To further Denmark’s goal of accelerating its green transition and lowering fossil fuel consumption, its politicians have realized that development and building of offshore wind farms must be hastened. Earlier this year the country laid the groundwork for a 9-GW build-out of offshore wind, its largest so far.
Danish authorities have pinpointed areas in the North Sea, Kattegat and the Baltic Sea, all close to the island of Zealand, for offshore wind farm construction. Hesselo Offshore Wind Farm, in Kattegat, is planned for completion by 2029. Kriegers Flak II, located in the Baltic Sea, will be complete by 2030. The two parks will have a total minimum installed capacity of 1.8 GW and capacity to supply power to the equivalent of two million homes.

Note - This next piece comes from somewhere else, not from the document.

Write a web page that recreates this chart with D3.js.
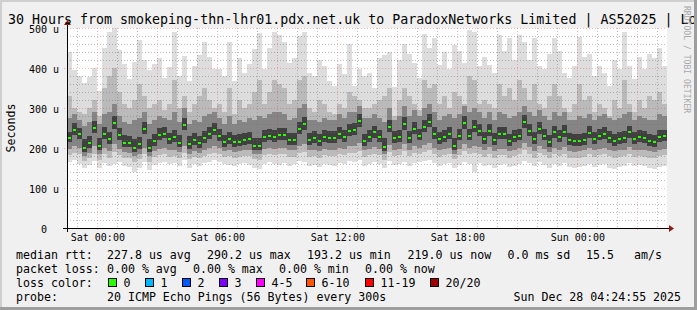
<!DOCTYPE html>
<html>
<head>
<meta charset="utf-8">
<script src="https://cdn.jsdelivr.net/npm/d3@7"></script>
<style>
  html, body { margin: 0; padding: 0; background: #f0f0f0; }
  svg { display: block; }
  text { font-family: "DejaVu Sans Mono", monospace; fill: #000; white-space: pre; }
</style>
</head>
<body>
<svg id="chart" width="697" height="310"></svg>
<script>
// 30 hours, one column every 15 minutes (values in microseconds)
const startTime = Date.UTC(2025, 11, 26, 22, 29);
const stepMinutes = 15;

const medians = [
  225,245,235,200,212,250,205,235,222,262,233,213,213,200,210,248,200,218,233,236,222,227,213,258,210,220,212,225,235,245,
  230,214,222,214,216,220,222,206,206,227,231,227,233,233,220,220,247,260,220,224,218,227,225,224,235,228,242,245,267,218,
  227,239,227,203,253,225,227,260,225,247,231,252,266,235,222,227,235,206,231,262,231,252,242,222,242,220,235,235,218,228,
  231,264,243,222,247,231,214,239,227,241,220,218,218,220,237,222,231,235,225,218,222,225,239,223,227,225,218,214,228,229
];
const pingMin = [
  165,170,160,150,158,168,150,162,155,160,165,155,152,140,150,165,145,158,162,166,160,162,155,170,150,160,155,162,166,170,
  165,160,158,156,160,162,158,150,148,160,166,160,158,162,156,160,168,165,155,158,152,160,158,156,162,160,168,165,170,156,
  160,166,160,150,168,158,160,165,155,162,166,168,170,162,155,160,162,150,158,166,160,140,162,155,158,150,158,160,152,156,
  160,168,162,155,165,158,150,160,155,162,152,150,152,156,160,152,158,160,150,148,152,155,162,155,158,156,150,148,152,155
];
const ping10 = [
  182,188,184,168,175,186,170,184,176,190,182,176,174,166,172,184,166,178,182,184,178,180,176,188,172,178,174,180,184,188,
  184,178,180,176,178,180,180,172,170,182,184,182,184,184,178,178,188,190,178,180,176,182,180,180,184,182,188,188,192,178,
  182,186,182,170,190,180,182,192,180,188,184,190,194,184,178,182,184,172,182,192,184,188,186,178,186,176,182,182,176,180,
  184,194,186,176,188,182,174,184,180,186,176,176,176,178,184,178,182,184,180,176,178,180,186,178,180,178,176,174,180,182
];
const ping25 = [
  198,205,200,180,188,205,184,200,192,210,198,190,188,180,186,200,180,192,198,200,194,196,190,205,186,192,188,196,200,205,
  200,192,196,190,192,194,196,186,184,198,200,198,200,200,194,194,205,210,194,196,192,198,196,196,200,198,205,205,212,194,
  198,202,198,184,208,196,198,210,196,205,200,208,212,200,194,198,200,186,198,210,200,205,202,194,202,192,198,198,192,196,
  200,212,202,192,205,198,190,200,196,202,192,190,192,194,200,194,198,200,196,192,194,196,202,194,196,194,192,190,196,198
];
const ping40 = [
  215,232,222,190,200,238,195,222,210,248,220,202,202,190,198,235,190,206,220,224,210,215,202,244,198,208,200,213,222,232,
  218,203,210,203,205,208,210,196,195,215,219,215,221,221,208,208,234,246,208,212,206,215,213,212,223,216,230,232,252,206,
  215,226,215,193,240,213,215,246,213,234,219,239,252,222,210,215,222,196,219,248,219,239,230,210,230,208,222,222,206,216,
  219,250,230,210,234,219,203,226,215,228,208,206,206,208,224,210,219,222,213,206,210,213,226,211,215,213,206,203,216,217
];
const ping60 = [
  240,262,250,222,230,268,225,252,240,280,250,232,230,222,228,265,222,236,250,252,238,245,232,275,230,238,230,242,252,262,
  248,232,240,232,235,238,240,226,225,245,248,245,250,250,238,238,265,278,238,242,236,245,242,242,252,246,260,262,285,236,
  245,256,245,225,270,242,245,278,242,265,248,270,284,252,240,245,252,226,248,280,248,270,260,240,260,238,252,252,236,245,
  248,282,260,240,265,248,232,256,245,258,238,236,236,238,255,240,248,252,242,236,240,242,256,240,245,242,236,232,246,246
];
const ping75 = [
  275,285,270,255,265,290,260,285,290,310,280,265,260,270,275,290,260,270,280,275,270,290,265,300,260,270,265,280,285,290,
  275,260,280,260,270,265,275,270,280,275,285,290,290,285,270,275,300,310,270,270,265,275,270,270,285,275,290,290,305,275,
  275,285,275,265,300,270,280,305,280,295,280,300,310,290,270,280,285,275,285,305,290,300,290,275,290,270,290,285,275,280,
  290,305,290,280,295,280,270,290,280,290,270,270,280,275,285,270,280,285,275,270,275,285,290,270,280,275,270,270,285,280
];
const ping90 = [
  330,300,290,285,300,320,280,350,380,400,340,310,300,320,360,330,300,310,320,295,310,370,300,330,290,310,330,350,320,300,
  310,290,350,285,320,300,310,340,370,310,340,370,360,350,310,320,370,380,300,290,320,310,290,285,310,300,340,330,320,300,
  300,310,320,330,350,280,320,350,330,310,295,370,350,360,310,330,300,340,330,310,380,370,310,320,310,300,360,330,350,320,
  370,350,320,360,310,300,330,360,330,300,290,310,360,320,330,290,310,300,280,320,300,370,310,290,320,300,330,320,340,310
];
const pingMax = [
  440,395,380,362,378,400,343,450,490,500,445,410,372,415,470,420,395,410,425,376,402,490,380,430,368,404,432,465,428,398,
  398,380,465,368,425,388,410,448,488,398,450,490,482,466,412,425,480,490,388,380,420,405,368,356,410,385,460,356,398,380,
  388,350,425,432,440,352,420,460,435,412,376,485,450,475,408,440,398,458,442,412,495,490,404,428,408,388,482,442,475,420,
  482,466,420,475,404,398,435,475,442,388,376,404,478,428,435,380,404,388,356,420,398,490,404,372,428,398,435,425,450,404
];

const yTicks = [0, 100, 200, 300, 400, 500];
const titleText = "30 Hours from smokeping-thn-lhr01.pdx.net.uk to ParadoxNetworks Limited | AS52025 | Lo";
const rttStats = ["227.8 us avg", "290.2 us max", "193.2 us min", "219.0 us now", "0.0 ms sd", "15.5", "am/s"];
const lossStats = ["0.00 % avg", "0.00 % max", "0.00 % min", "0.00 % now"];
const lossLabels = ["0", "1", "2", "3", "4-5", "6-10", "11-19", "20/20"];
const lossColors = ["#26ff00", "#00b8ff", "#0059ff", "#7e00ff", "#ff00ff", "#ff5500", "#ff0000", "#a10000"];
const probeText = "20 ICMP Echo Pings (56 Bytes) every 300s";
const stampText = "Sun Dec 28 04:24:55 2025";

const svg = d3.select("#chart");
const W = 697, H = 310;
const plotL = 67, plotR = 667, plotT = 28, plotB = 228;

const times = medians.map((d, i) => new Date(startTime + i * stepMinutes * 60000));
const endTime = new Date(startTime + medians.length * stepMinutes * 60000);

const x = d3.scaleUtc().domain([new Date(startTime), endTime]).range([plotL, plotR]);
const y = d3.scaleLinear().domain([0, 500]).range([plotB, plotT]);

svg.append("rect").attr("width", W).attr("height", H).attr("fill", "#f0f0f0");
svg.append("rect")
  .attr("x", plotL).attr("y", plotT)
  .attr("width", plotR - plotL).attr("height", plotB - plotT)
  .attr("fill", "#ffffff");

// smoke: outer band is lightest, inner bands darker
const bands = [
  { lo: pingMin, hi: pingMax, color: "#dddddd" },
  { lo: ping10, hi: ping90, color: "#bababa" },
  { lo: ping25, hi: ping75, color: "#858585" },
  { lo: ping40, hi: ping60, color: "#404040" }
];
const colW = x(times[1]) - x(times[0]);

bands.forEach(b => {
  svg.append("g")
    .selectAll("rect")
    .data(times)
    .enter()
    .append("rect")
    .attr("x", (d) => x(d))
    .attr("width", colW)
    .attr("y", (d, i) => y(b.hi[i]))
    .attr("height", (d, i) => y(b.lo[i]) - y(b.hi[i]))
    .attr("fill", b.color)
    .attr("shape-rendering", "crispEdges");
});

// median marks
svg.append("g")
  .selectAll("rect")
  .data(times)
  .enter()
  .append("rect")
  .attr("x", (d) => x(d) + 1)
  .attr("width", colW - 2)
  .attr("y", (d, i) => Math.round(y(medians[i])) - 1)
  .attr("height", 2)
  .attr("fill", lossColors[0])
  .attr("shape-rendering", "crispEdges");

// grid (drawn on top, like rrdtool)
const grid = svg.append("g").attr("shape-rendering", "crispEdges");
const minorCol = "rgba(110,110,110,0.45)";
const majorCol = "rgba(240,40,40,0.32)";
const hours = d3.utcHour.every(1).range(new Date(startTime), endTime);
hours.forEach(h => {
  const major = h.getUTCHours() % 3 === 0;
  grid.append("line")
    .attr("x1", Math.round(x(h)) + 0.5).attr("x2", Math.round(x(h)) + 0.5)
    .attr("y1", plotT).attr("y2", major ? plotB + 4 : plotB)
    .attr("stroke", major ? majorCol : minorCol)
    .attr("stroke-dasharray", "1,2");
});
d3.range(20, 501, 20).forEach(v => {
  const major = v % 100 === 0;
  grid.append("line")
    .attr("x1", plotL - (major ? 3 : 0)).attr("x2", plotR)
    .attr("y1", Math.round(y(v)) + 0.5).attr("y2", Math.round(y(v)) + 0.5)
    .attr("stroke", major ? majorCol : minorCol)
    .attr("stroke-dasharray", "1,2");
});

// axes lines + arrows
svg.append("line")
  .attr("x1", plotL - 4).attr("x2", plotR + 2)
  .attr("y1", plotB + 0.5).attr("y2", plotB + 0.5)
  .attr("stroke", "#000").attr("shape-rendering", "crispEdges");
svg.append("line")
  .attr("x1", plotL + 0.5).attr("x2", plotL + 0.5)
  .attr("y1", plotB + 4).attr("y2", plotT - 4)
  .attr("stroke", "#000").attr("shape-rendering", "crispEdges");
svg.append("path")
  .attr("d", `M${plotR + 2},${plotB - 3} L${plotR + 7},${plotB + 0.5} L${plotR + 2},${plotB + 4} Z`)
  .attr("fill", "#8c1c1c");
svg.append("path")
  .attr("d", `M${plotL - 3},${plotT - 3} L${plotL + 0.5},${plotT - 8} L${plotL + 4},${plotT - 3} Z`)
  .attr("fill", "#8c1c1c");

// y labels
const yAxis = svg.append("g")
  .attr("transform", `translate(${plotL},0)`)
  .call(d3.axisLeft(y).tickValues(yTicks).tickSize(0).tickPadding(8)
    .tickFormat(d => d === 0 ? "0  " : d + " u"));
yAxis.select(".domain").remove();
yAxis.selectAll("text")
  .attr("dy", "0.45em")
  .style("font-family", '"DejaVu Sans Mono", monospace')
  .style("font-size", "10px")
  .attr("fill", "#000");

// x labels
const xAxis = svg.append("g")
  .attr("transform", `translate(0,${plotB})`)
  .call(d3.axisBottom(x).ticks(d3.utcHour.every(6)).tickSize(0)
    .tickFormat(d3.utcFormat("%a %H:%M")));
xAxis.select(".domain").remove();
xAxis.selectAll("text")
  .attr("y", 12.5).attr("dy", 0)
  .style("font-family", '"DejaVu Sans Mono", monospace')
  .style("font-size", "10px")
  .attr("fill", "#000");

// title + side labels
svg.append("text").attr("x", 8).attr("y", 23.5)
  .style("font-size", "13.3px").text(titleText);
svg.append("text")
  .attr("transform", "translate(14.5,128) rotate(-90)")
  .attr("text-anchor", "middle")
  .style("font-size", "11.6px").text("Seconds");
svg.append("text")
  .attr("transform", "translate(684,6) rotate(90)")
  .style("font-size", "8.1px").style("fill", "#a8a8a8")
  .text("RRDTOOL / TOBI OETIKER");

// legend
const lg = svg.append("g").style("font-size", "11.6px");
const rows = [258.5, 272.5, 286.5, 300.5];
lg.append("text").attr("x", 16).attr("y", rows[0]).text("median rtt:");
const rttX = [107, 207, 307, 407.5, 507.5, 586, 634];
rttStats.forEach((t, i) => lg.append("text").attr("x", rttX[i]).attr("y", rows[0]).text(t));

lg.append("text").attr("x", 16).attr("y", rows[1]).text("packet loss:");
const lossX = [107, 193, 279, 365];
lossStats.forEach((t, i) => lg.append("text").attr("x", lossX[i]).attr("y", rows[1]).text(t));

lg.append("text").attr("x", 16).attr("y", rows[2]).text("loss color:");
const boxX = [108.5, 145.5, 182.5, 219.5, 256.5, 306.5, 365.5, 430.5];
lossLabels.forEach((t, i) => {
  lg.append("rect")
    .attr("x", boxX[i]).attr("y", 278.5)
    .attr("width", 8).attr("height", 8)
    .attr("fill", lossColors[i]).attr("stroke", "#000");
  lg.append("text").attr("x", boxX[i] + 15).attr("y", rows[2]).text(t);
});

lg.append("text").attr("x", 16).attr("y", rows[3]).text("probe:");
lg.append("text").attr("x", 107).attr("y", rows[3]).text(probeText);
lg.append("text").attr("x", 513.5).attr("y", rows[3]).text(stampText);

// frame
svg.append("rect").attr("x", 0).attr("y", 0).attr("width", W).attr("height", 2).attr("fill", "#cfcfcf");
svg.append("rect").attr("x", 0).attr("y", 0).attr("width", 2).attr("height", H).attr("fill", "#cfcfcf");
svg.append("rect").attr("x", W - 3).attr("y", 0).attr("width", 3).attr("height", H).attr("fill", "#9e9e9e");
svg.append("rect").attr("x", 0).attr("y", H - 3).attr("width", W).attr("height", 3).attr("fill", "#9e9e9e");
</script>
</body>
</html>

Wanting to play a central part in the build-out of those offshore wind projects and deliver on the national ambitions, energy and fiber-optic group Andel and the renewable investment fund manager Copenhagen Infrastructure Partners (CIP) formed a strategic partnership. The joint venture will cooperate on tenders for Hesselo Offshore and Kriegers Flak II.
“In our investment program up to 2035, $13 billion will be invested into growth and the green transition,” says Jesper Hjulmand, CEO of Andel. “Now, together with CIP we are ready, and it is our goal to win the tenders for Hesselo and Kriegers Flak II.”
Denmark’s continuous build-out of offshore wind is not only important for transitioning the power supply. It is also central to the country keeping its position as a frontrunner in renewables, while growing the economy and creating jobs both during construction and operation.
“Our common ambition is to be an important driver in the realization of the potential for even larger amounts of renewable energy generation in Danish waters,” says Jakob Baruel Poulsen, managing partner at CIP “Hesselo and Kriegers Flak II are very important pieces of the puzzle. It is of utmost importance that we keep the transition moving, and at Andel and CIP we are ready to do our part of the job.”